Discovery¶
Source:
cortex.discovery.daemon,cortex.discovery.client,cortex.discovery.protocol
A single long-lived process mapping topic names to ZMQ endpoints. Off the data path — once a subscriber has an endpoint, messages flow publisher → subscriber directly.
Moving parts¶
flowchart LR
subgraph DP [discovery package]
PR[protocol.py<br/>DiscoveryRequest /<br/>DiscoveryResponse /<br/>TopicInfo]
DM[daemon.py<br/>DiscoveryDaemon<br/>ZMQ REP loop]
CL[client.py<br/>DiscoveryClient<br/>ZMQ REQ wrapper]
end
CL -- msgpack REQ --> DM
DM -- msgpack REP --> CL
PR -.-> DM
PR -.-> CL
Both sides agree on the wire format via protocol.py. The daemon runs a single-threaded REP loop; publishers/subscribers speak REQ.
Daemon¶
- Binds
zmq.REPatipc:///tmp/cortex/discovery.sockby default. - Maintains
_topics: dict[str, TopicInfo]— one publisher per topic. RCVTIMEO=1000so the loop can check_runningfor clean Ctrl-C. Single request at a time — a slow client blocks others.
State transitions¶
stateDiagram-v2
[*] --> Starting
Starting --> Running: bind OK
Running --> Running: REGISTER → insert
Running --> Running: LOOKUP → read
Running --> Running: UNREGISTER → delete
Running --> Running: LIST → snapshot
Running --> Stopping: SIGINT / SHUTDOWN
Stopping --> [*]: close socket, unlink .sock
Registry semantics¶
| Case | Result |
|---|---|
| New topic | Insert → OK |
Same topic, same publisher_node |
Overwrite → OK (re-registration) |
Same topic, different publisher_node |
Reject → ALREADY_EXISTS |
| UNREGISTER missing topic | NOT_FOUND |
Client¶
DiscoveryClient is a thin REQ wrapper.
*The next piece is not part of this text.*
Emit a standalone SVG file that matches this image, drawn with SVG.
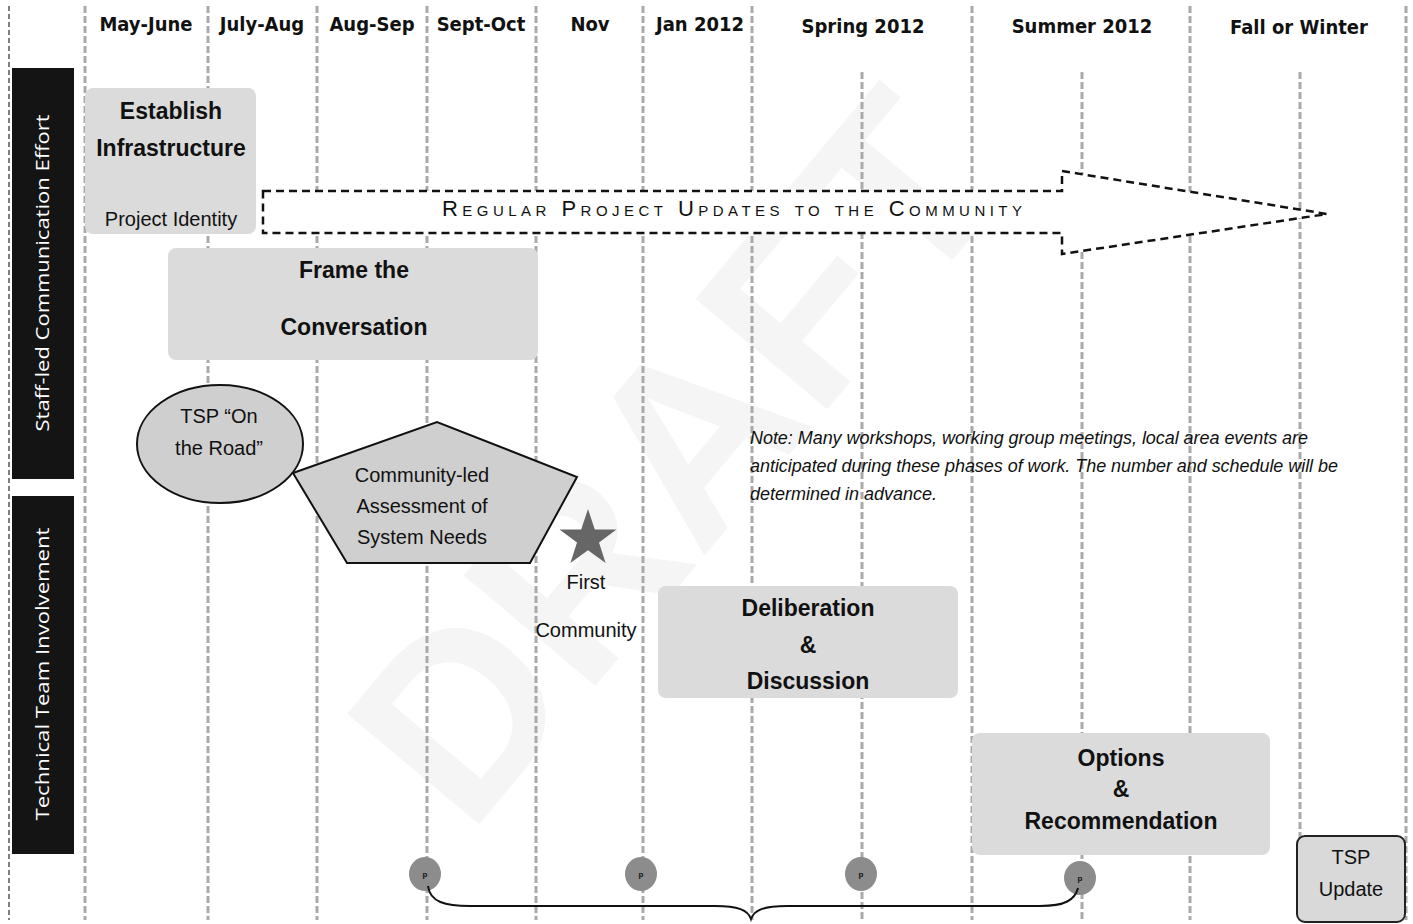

Operational detail: REQ sockets stick after a timeout — they block subsequent sends waiting for a reply that never came. The client closes and recreates the socket on every timeout (_reconnect); callers don't see it.
REQ timeout recovery¶
flowchart TD
S[send request] --> W[wait RCVTIMEO]
W -->|reply| OK[return DiscoveryResponse]
W -->|timeout| T[zmq.Again]
T --> C[close REQ socket]
C --> N[create fresh REQ<br/>same endpoint]
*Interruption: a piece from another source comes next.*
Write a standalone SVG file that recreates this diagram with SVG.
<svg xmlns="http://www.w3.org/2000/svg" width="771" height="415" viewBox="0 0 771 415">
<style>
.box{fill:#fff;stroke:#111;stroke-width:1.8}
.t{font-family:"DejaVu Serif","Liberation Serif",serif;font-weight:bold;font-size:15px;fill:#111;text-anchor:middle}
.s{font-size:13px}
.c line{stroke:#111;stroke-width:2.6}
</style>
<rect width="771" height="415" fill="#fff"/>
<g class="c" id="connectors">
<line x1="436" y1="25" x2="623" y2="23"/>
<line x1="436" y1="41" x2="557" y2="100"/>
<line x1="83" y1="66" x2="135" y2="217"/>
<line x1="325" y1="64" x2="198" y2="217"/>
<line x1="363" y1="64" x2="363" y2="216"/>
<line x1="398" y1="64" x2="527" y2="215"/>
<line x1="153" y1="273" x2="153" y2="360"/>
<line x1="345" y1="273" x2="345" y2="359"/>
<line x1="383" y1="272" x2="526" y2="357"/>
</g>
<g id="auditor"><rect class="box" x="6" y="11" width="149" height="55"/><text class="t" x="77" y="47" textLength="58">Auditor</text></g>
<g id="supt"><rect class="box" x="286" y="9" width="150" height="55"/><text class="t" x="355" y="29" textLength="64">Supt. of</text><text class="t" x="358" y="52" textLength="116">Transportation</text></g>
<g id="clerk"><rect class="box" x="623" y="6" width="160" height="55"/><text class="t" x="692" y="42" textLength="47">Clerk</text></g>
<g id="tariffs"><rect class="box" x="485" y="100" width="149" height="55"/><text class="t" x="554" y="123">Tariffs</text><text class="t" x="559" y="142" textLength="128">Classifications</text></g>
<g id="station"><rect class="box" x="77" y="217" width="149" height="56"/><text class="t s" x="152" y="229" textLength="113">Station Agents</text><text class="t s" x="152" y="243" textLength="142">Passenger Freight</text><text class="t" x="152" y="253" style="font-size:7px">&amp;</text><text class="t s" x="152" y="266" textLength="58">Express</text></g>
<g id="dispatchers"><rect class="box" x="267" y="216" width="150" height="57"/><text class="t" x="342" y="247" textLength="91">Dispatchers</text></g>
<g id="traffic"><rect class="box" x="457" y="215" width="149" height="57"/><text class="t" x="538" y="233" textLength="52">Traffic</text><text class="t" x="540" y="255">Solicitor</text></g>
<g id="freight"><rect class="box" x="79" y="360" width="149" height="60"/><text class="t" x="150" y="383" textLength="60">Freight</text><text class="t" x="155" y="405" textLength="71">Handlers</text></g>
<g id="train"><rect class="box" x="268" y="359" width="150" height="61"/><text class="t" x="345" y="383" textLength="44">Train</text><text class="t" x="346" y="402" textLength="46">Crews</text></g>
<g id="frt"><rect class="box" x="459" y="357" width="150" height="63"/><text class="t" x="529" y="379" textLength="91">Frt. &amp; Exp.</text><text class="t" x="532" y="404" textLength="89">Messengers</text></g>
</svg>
N -->|attempts < retries| S
N -->|exhausted| F[raise TimeoutError]
Polling helpers¶
lookup_topic(name)— one-shot, returnsNoneon miss.wait_for_topic(name, timeout, poll_interval)— blocking poll loop (time.sleep).wait_for_topic_async(name, timeout, poll_interval)— async poll loop (asyncio.sleep). This is whatSubscriberuses whenwait_for_topic=True.
Protocol¶
| Type | Purpose |
|---|---|
DiscoveryCommand |
REGISTER_TOPIC / UNREGISTER_TOPIC / LOOKUP_TOPIC / LIST_TOPICS / SHUTDOWN |
DiscoveryStatus |
OK / NOT_FOUND / ALREADY_EXISTS / ERROR |
TopicInfo |
name, address, message_type, fingerprint, publisher_node |
DiscoveryRequest |
command + optional topic_info / topic_name |
DiscoveryResponse |
status, message, topic_info, topics |
All payloads are msgpack. TopicInfo is nested as a packed sub-blob so responses stay flat.
Limitations¶
- One publisher per topic.
- No heartbeats or leases — a crashed publisher leaves a stale entry.
- Single-threaded REP — a slow client blocks others.
- Daemon state is lost on restart; publishers don't auto-re-register.